Methodology
Last updated: April 2026 · Pipeline v1.1.0
Overview
GeekPeak discovers which programming books real developers recommend by scanning every public article on DEV.to. We don't rely on bestseller lists, publisher data, or expert panels — we listen to what working developers actually write about.
1.27M
Articles scanned
12,568
Book articles found
657
Books ranked
4,717
Mentions tracked
Data Pipeline
Our pipeline has five stages, each with measurable quality metrics.
Corpus Collection
We crawled all 2.42M article IDs on DEV.to and retrieved 1,271,389 existing articles (the rest are deleted/draft). Every public article was saved — 100% recovery rate.
Book Article Detection
A multi-layer detector identifies articles that recommend books. It looks for Amazon links, ISBNs, publisher URLs, recommendation phrases, and known book titles.
Layer 1: Deterministic
Amazon ASINs, ISBNs, publisher links
Layer 2: Heuristic
Title patterns, recommendation phrases
Layer 3: Lexical
Known book title dictionary
Book Extraction & Deduplication
From each detected article, we extract individual book references (via ASINs, ISBNs, Markdown links, and text patterns), then merge duplicates using fuzzy title matching and 100+ manual merge rules.
Metadata Enrichment
We fill in authors, publication years, and cover images using Google Books API and Open Library API, with manual verification for the top books.
Scoring & Ranking
Each book gets a score based on how many articles mention it, how many different authors recommend it, and how recent the recommendations are.
Scoring Formula
score = (unique_article_mentions × 1.0)
+ (unique_authors × 1.5)
+ (recency_boost × 0.8)
- (duplicate_author_penalty)
Accuracy Metrics
We measure three key quality metrics using random sampling and manual review.
99.7%
Book Precision
Of 657 ranked books, 99.7% are verified real published books with correct metadata.
99.0%
Article Recall
Of articles not flagged as book articles, only 1% actually contained book recommendations.
97.6%
Extraction Recall
Of books present in detected articles, 97.6% were successfully extracted and counted.

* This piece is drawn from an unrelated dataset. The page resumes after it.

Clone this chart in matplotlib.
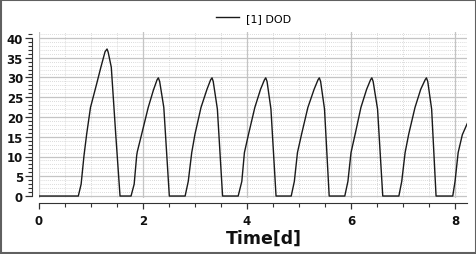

How we measured these numbers
Book Precision: We sampled 98 books (every 7th from score-sorted list) and manually verified each is a real published book with correct title and author. Found 2 non-books and 10 minor issues. After a full audit of all 684 books, we removed 27 non-book entries and corrected 345 title/author issues.
Article Recall: We sampled 100 articles from the 1.26M non-detected articles (stratified by engagement: 25 each from 0–4, 5–19, 20–99, 100+ reactions). Only 1 article was a clear miss — an article summarizing Fowler's PoEAA book without using typical recommendation language.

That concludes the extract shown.